_Problem to work on_:
Exactly as they appear, output all of the records. Skip any images.

_Data supplied_:
* BEGIN *

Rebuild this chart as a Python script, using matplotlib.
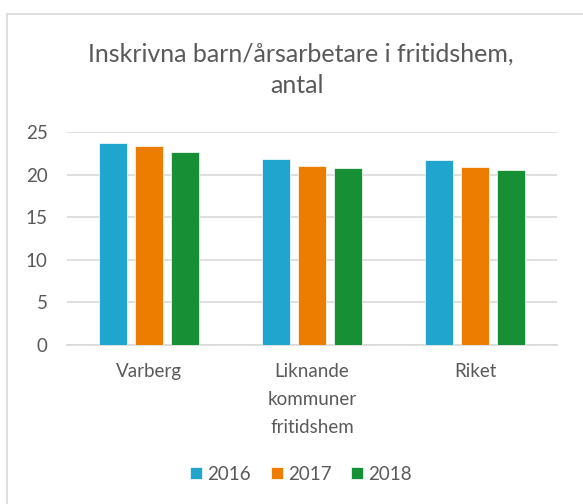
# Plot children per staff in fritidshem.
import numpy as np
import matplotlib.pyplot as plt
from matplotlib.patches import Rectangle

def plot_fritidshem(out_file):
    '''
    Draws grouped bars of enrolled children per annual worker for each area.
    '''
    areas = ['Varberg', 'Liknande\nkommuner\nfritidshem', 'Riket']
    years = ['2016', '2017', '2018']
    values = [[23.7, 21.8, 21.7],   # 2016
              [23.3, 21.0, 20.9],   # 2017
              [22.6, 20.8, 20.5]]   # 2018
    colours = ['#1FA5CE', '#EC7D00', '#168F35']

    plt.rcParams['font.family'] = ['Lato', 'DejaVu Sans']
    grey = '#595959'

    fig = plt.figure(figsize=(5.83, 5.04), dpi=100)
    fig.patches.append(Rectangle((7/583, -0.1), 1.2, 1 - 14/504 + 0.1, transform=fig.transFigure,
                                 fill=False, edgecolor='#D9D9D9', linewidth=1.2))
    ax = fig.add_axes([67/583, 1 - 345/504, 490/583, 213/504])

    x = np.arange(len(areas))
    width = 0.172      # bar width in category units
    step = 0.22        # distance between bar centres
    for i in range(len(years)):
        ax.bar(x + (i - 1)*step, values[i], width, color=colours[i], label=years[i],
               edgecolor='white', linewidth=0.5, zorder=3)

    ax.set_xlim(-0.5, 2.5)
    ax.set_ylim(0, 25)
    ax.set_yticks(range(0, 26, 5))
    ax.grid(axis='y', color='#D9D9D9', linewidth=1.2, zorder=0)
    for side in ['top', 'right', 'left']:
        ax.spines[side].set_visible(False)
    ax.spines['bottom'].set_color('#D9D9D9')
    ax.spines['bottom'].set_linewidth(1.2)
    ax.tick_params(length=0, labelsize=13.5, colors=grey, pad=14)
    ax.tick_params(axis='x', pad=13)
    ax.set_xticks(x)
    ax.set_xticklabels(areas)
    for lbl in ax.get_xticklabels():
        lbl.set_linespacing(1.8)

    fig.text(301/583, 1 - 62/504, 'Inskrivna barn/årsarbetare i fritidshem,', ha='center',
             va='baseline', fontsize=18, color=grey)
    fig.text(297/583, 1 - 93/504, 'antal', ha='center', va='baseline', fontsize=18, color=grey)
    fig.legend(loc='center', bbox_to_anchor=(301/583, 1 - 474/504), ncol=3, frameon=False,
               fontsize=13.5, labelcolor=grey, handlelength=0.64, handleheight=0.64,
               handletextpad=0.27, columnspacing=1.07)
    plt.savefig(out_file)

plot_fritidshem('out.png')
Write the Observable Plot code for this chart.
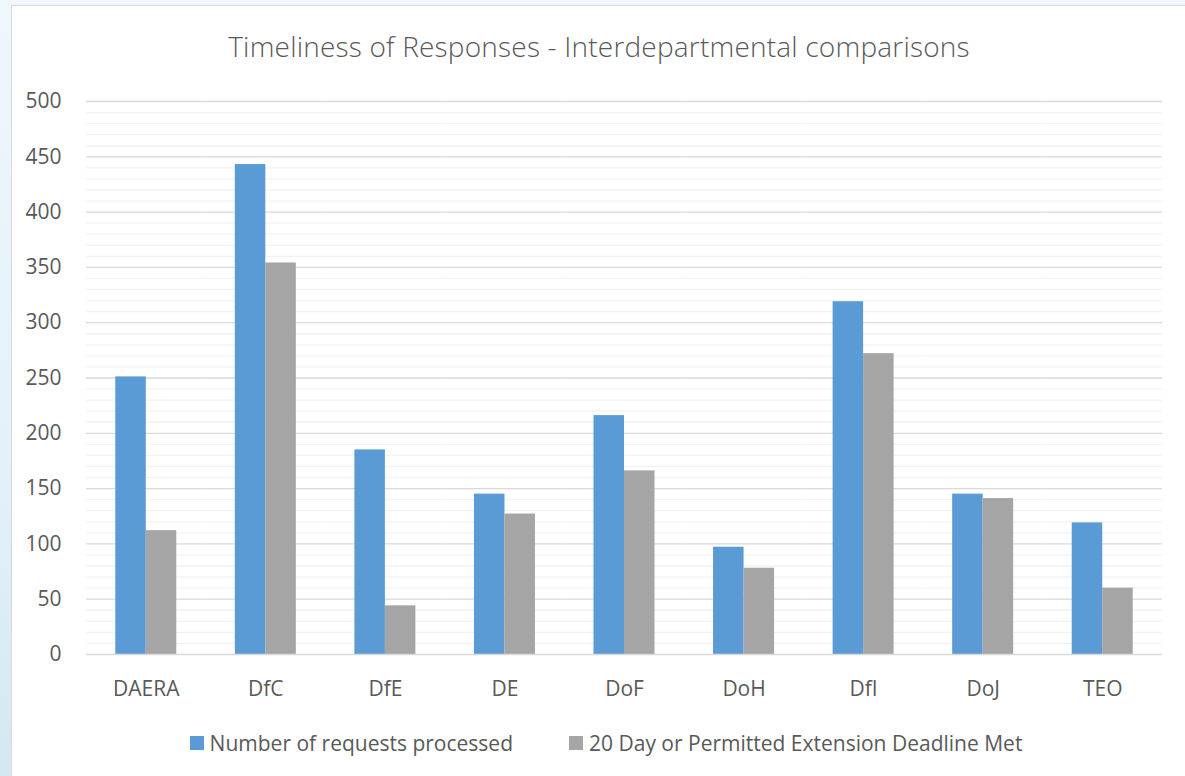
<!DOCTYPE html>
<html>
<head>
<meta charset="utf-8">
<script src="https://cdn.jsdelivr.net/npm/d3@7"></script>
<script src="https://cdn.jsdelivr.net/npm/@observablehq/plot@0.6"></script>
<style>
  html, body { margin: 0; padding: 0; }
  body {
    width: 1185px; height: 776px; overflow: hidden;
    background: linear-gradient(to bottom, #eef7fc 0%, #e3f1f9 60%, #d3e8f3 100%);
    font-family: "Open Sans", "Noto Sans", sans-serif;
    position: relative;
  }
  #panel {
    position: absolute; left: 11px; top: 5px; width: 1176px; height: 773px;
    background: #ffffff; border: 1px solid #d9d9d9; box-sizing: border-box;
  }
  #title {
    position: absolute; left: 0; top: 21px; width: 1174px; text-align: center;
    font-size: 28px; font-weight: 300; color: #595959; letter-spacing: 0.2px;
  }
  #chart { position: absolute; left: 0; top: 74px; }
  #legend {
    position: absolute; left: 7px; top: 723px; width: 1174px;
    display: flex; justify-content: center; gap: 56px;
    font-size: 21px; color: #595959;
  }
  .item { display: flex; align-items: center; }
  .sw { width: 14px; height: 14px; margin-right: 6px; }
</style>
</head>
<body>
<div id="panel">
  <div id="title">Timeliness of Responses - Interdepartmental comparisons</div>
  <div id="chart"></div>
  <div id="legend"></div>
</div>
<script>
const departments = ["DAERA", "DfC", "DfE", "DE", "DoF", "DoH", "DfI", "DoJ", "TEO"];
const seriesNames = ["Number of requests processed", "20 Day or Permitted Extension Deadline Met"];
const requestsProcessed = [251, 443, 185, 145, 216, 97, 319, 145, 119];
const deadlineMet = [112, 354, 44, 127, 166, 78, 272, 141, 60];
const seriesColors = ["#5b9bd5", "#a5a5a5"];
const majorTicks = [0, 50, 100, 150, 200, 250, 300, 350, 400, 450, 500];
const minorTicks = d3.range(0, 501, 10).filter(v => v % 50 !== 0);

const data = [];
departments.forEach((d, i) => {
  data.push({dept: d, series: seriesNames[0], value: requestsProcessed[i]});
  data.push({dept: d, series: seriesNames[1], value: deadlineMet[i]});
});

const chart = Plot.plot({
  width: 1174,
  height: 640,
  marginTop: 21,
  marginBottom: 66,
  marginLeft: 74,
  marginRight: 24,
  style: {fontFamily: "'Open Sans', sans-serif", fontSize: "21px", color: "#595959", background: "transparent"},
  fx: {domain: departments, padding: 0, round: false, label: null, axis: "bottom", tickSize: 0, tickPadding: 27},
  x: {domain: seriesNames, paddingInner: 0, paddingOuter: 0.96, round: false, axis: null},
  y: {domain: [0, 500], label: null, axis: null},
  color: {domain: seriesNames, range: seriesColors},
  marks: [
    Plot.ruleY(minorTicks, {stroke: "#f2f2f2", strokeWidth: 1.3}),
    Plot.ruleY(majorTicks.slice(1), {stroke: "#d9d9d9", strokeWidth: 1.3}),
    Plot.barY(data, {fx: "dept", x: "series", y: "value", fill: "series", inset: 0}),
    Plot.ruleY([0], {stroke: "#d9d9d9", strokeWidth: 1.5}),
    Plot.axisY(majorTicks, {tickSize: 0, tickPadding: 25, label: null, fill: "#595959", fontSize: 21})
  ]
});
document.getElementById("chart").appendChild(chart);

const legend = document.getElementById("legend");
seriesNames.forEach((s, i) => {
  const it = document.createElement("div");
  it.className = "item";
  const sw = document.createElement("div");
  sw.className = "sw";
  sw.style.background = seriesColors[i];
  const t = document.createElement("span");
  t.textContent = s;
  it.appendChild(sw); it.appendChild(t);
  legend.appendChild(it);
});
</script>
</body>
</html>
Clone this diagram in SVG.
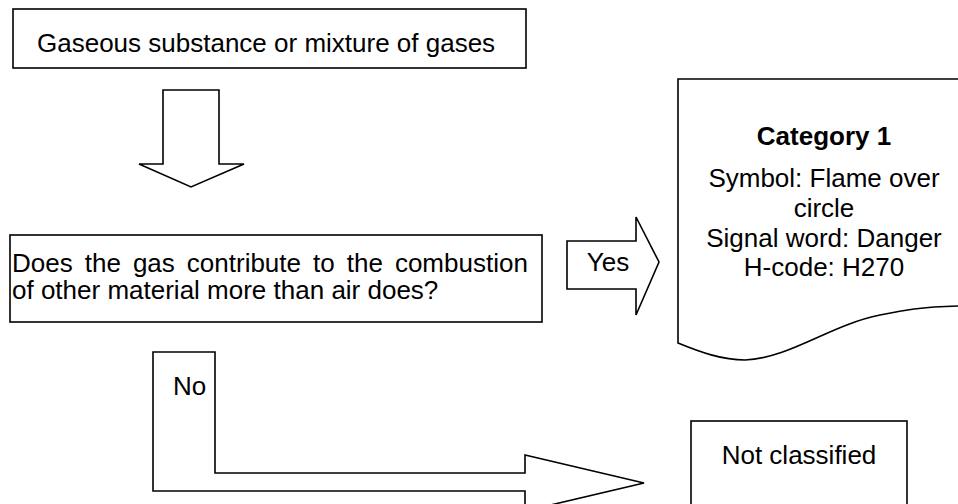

* END *

_Answer in full_:
Rebuild this chart as a Python script, using matplotlib.
# Plot children per staff in fritidshem.
import numpy as np
import matplotlib.pyplot as plt
from matplotlib.patches import Rectangle

def plot_fritidshem(out_file):
    '''
    Draws grouped bars of enrolled children per annual worker for each area.
    '''
    areas = ['Varberg', 'Liknande\nkommuner\nfritidshem', 'Riket']
    years = ['2016', '2017', '2018']
    values = [[23.7, 21.8, 21.7],   # 2016
              [23.3, 21.0, 20.9],   # 2017
              [22.6, 20.8, 20.5]]   # 2018
    colours = ['#1FA5CE', '#EC7D00', '#168F35']

    plt.rcParams['font.family'] = ['Lato', 'DejaVu Sans']
    grey = '#595959'

    fig = plt.figure(figsize=(5.83, 5.04), dpi=100)
    fig.patches.append(Rectangle((7/583, -0.1), 1.2, 1 - 14/504 + 0.1, transform=fig.transFigure,
                                 fill=False, edgecolor='#D9D9D9', linewidth=1.2))
    ax = fig.add_axes([67/583, 1 - 345/504, 490/583, 213/504])

    x = np.arange(len(areas))
    width = 0.172      # bar width in category units
    step = 0.22        # distance between bar centres
    for i in range(len(years)):
        ax.bar(x + (i - 1)*step, values[i], width, color=colours[i], label=years[i],
               edgecolor='white', linewidth=0.5, zorder=3)

    ax.set_xlim(-0.5, 2.5)
    ax.set_ylim(0, 25)
    ax.set_yticks(range(0, 26, 5))
    ax.grid(axis='y', color='#D9D9D9', linewidth=1.2, zorder=0)
    for side in ['top', 'right', 'left']:
        ax.spines[side].set_visible(False)
    ax.spines['bottom'].set_color('#D9D9D9')
    ax.spines['bottom'].set_linewidth(1.2)
    ax.tick_params(length=0, labelsize=13.5, colors=grey, pad=14)
    ax.tick_params(axis='x', pad=13)
    ax.set_xticks(x)
    ax.set_xticklabels(areas)
    for lbl in ax.get_xticklabels():
        lbl.set_linespacing(1.8)

    fig.text(301/583, 1 - 62/504, 'Inskrivna barn/årsarbetare i fritidshem,', ha='center',
             va='baseline', fontsize=18, color=grey)
    fig.text(297/583, 1 - 93/504, 'antal', ha='center', va='baseline', fontsize=18, color=grey)
    fig.legend(loc='center', bbox_to_anchor=(301/583, 1 - 474/504), ncol=3, frameon=False,
               fontsize=13.5, labelcolor=grey, handlelength=0.64, handleheight=0.64,
               handletextpad=0.27, columnspacing=1.07)
    plt.savefig(out_file)

plot_fritidshem('out.png')
Write the Observable Plot code for this chart.
<!DOCTYPE html>
<html>
<head>
<meta charset="utf-8">
<script src="https://cdn.jsdelivr.net/npm/d3@7"></script>
<script src="https://cdn.jsdelivr.net/npm/@observablehq/plot@0.6"></script>
<style>
  html, body { margin: 0; padding: 0; }
  body {
    width: 1185px; height: 776px; overflow: hidden;
    background: linear-gradient(to bottom, #eef7fc 0%, #e3f1f9 60%, #d3e8f3 100%);
    font-family: "Open Sans", "Noto Sans", sans-serif;
    position: relative;
  }
  #panel {
    position: absolute; left: 11px; top: 5px; width: 1176px; height: 773px;
    background: #ffffff; border: 1px solid #d9d9d9; box-sizing: border-box;
  }
  #title {
    position: absolute; left: 0; top: 21px; width: 1174px; text-align: center;
    font-size: 28px; font-weight: 300; color: #595959; letter-spacing: 0.2px;
  }
  #chart { position: absolute; left: 0; top: 74px; }
  #legend {
    position: absolute; left: 7px; top: 723px; width: 1174px;
    display: flex; justify-content: center; gap: 56px;
    font-size: 21px; color: #595959;
  }
  .item { display: flex; align-items: center; }
  .sw { width: 14px; height: 14px; margin-right: 6px; }
</style>
</head>
<body>
<div id="panel">
  <div id="title">Timeliness of Responses - Interdepartmental comparisons</div>
  <div id="chart"></div>
  <div id="legend"></div>
</div>
<script>
const departments = ["DAERA", "DfC", "DfE", "DE", "DoF", "DoH", "DfI", "DoJ", "TEO"];
const seriesNames = ["Number of requests processed", "20 Day or Permitted Extension Deadline Met"];
const requestsProcessed = [251, 443, 185, 145, 216, 97, 319, 145, 119];
const deadlineMet = [112, 354, 44, 127, 166, 78, 272, 141, 60];
const seriesColors = ["#5b9bd5", "#a5a5a5"];
const majorTicks = [0, 50, 100, 150, 200, 250, 300, 350, 400, 450, 500];
const minorTicks = d3.range(0, 501, 10).filter(v => v % 50 !== 0);

const data = [];
departments.forEach((d, i) => {
  data.push({dept: d, series: seriesNames[0], value: requestsProcessed[i]});
  data.push({dept: d, series: seriesNames[1], value: deadlineMet[i]});
});

const chart = Plot.plot({
  width: 1174,
  height: 640,
  marginTop: 21,
  marginBottom: 66,
  marginLeft: 74,
  marginRight: 24,
  style: {fontFamily: "'Open Sans', sans-serif", fontSize: "21px", color: "#595959", background: "transparent"},
  fx: {domain: departments, padding: 0, round: false, label: null, axis: "bottom", tickSize: 0, tickPadding: 27},
  x: {domain: seriesNames, paddingInner: 0, paddingOuter: 0.96, round: false, axis: null},
  y: {domain: [0, 500], label: null, axis: null},
  color: {domain: seriesNames, range: seriesColors},
  marks: [
    Plot.ruleY(minorTicks, {stroke: "#f2f2f2", strokeWidth: 1.3}),
    Plot.ruleY(majorTicks.slice(1), {stroke: "#d9d9d9", strokeWidth: 1.3}),
    Plot.barY(data, {fx: "dept", x: "series", y: "value", fill: "series", inset: 0}),
    Plot.ruleY([0], {stroke: "#d9d9d9", strokeWidth: 1.5}),
    Plot.axisY(majorTicks, {tickSize: 0, tickPadding: 25, label: null, fill: "#595959", fontSize: 21})
  ]
});
document.getElementById("chart").appendChild(chart);

const legend = document.getElementById("legend");
seriesNames.forEach((s, i) => {
  const it = document.createElement("div");
  it.className = "item";
  const sw = document.createElement("div");
  sw.className = "sw";
  sw.style.background = seriesColors[i];
  const t = document.createElement("span");
  t.textContent = s;
  it.appendChild(sw); it.appendChild(t);
  legend.appendChild(it);
});
</script>
</body>
</html>
Clone this diagram in SVG.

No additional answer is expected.